EMPIRICAL VERSUS RATIONALIST APPROACHES

In the recent years, the interest to empirical approach in linguistic research has livened. The empirical approach is based on numerous statistical observations gathered purely automatically. Hence, it can be called statistical approach as well. It is opposed to the rationalist approach, which requires constructing a functional model of language on the base of texts and the researcher’s intuition. Throughout this book, we explain only the rationalist approach, both in the variants of the generative grammar, and of the MTT.

The empirical approach can be illustrated more easily on the example of the machine translation. A huge bilingual corpus of text is being taken, i.e., two very long, equal in the meaning, and arranged in parallel, texts in two different languages. Statistics is being gathered on text fragments going in nearly equal places on the opposite sides of the bilingual. An attempt is being made to learn how, for any fragment in one language (including those not yet met in the corpus), to find a fragment in other language, which is equivalent to the former in the meaning. The solution would give the translation of any text by the empirical method.

It can be seen that such a method unites two types of models given above—research and functional ones. It is also obvious that it is impossible to accumulate the statistics in general, without elaboration of some definitions and specifications.

It is first necessary to determine what is the size of fragments to be compared, what are “nearly equal” places and what is the equivalence (or rather quasi-equivalence) of the fragments in the two parallel texts. Hence, the answer to these questions requires some elements of a rationalist model, as it was exposed everywhere above.

It is difficult to deny the need of statistical observations in computational linguistics. In particular, in any rationalist model we should take into account those linguistic phenomena (lexemes, syntactic constructions, etc.) that can be met in texts most frequently. That is why we will spare the space in this book for statistical methods in computational linguistics.

As to the empirical method just outlined, its real successes are still unknown.

A common feature of rationalist and empiric methods is that both of them presuppose natural language cognizable and algorithmizable. Linguists and philosophers suggest sometimes the opposite point of view. They argue that since human beings usually reason without any limitations of logic, their language activity can also lack a logical and algorithmic basis.

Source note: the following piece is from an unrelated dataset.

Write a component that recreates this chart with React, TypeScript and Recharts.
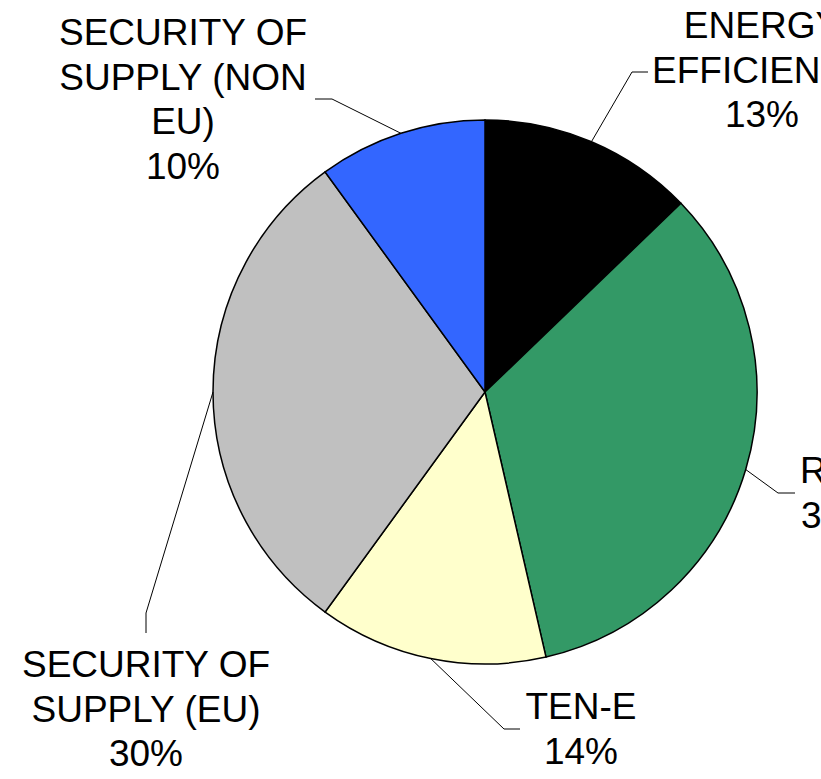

As applied to the natural language, this pessimistic viewpoint however contradicts to the everyday human practice, as well as to the practice of modern computational linguistics. Humans can manage a new natural language in any age and in a rather rational manner, whereas computational linguistics has already managed some features of natural language, and the process of mastering is going on. Thus, we may neglect this pessimistic point of view.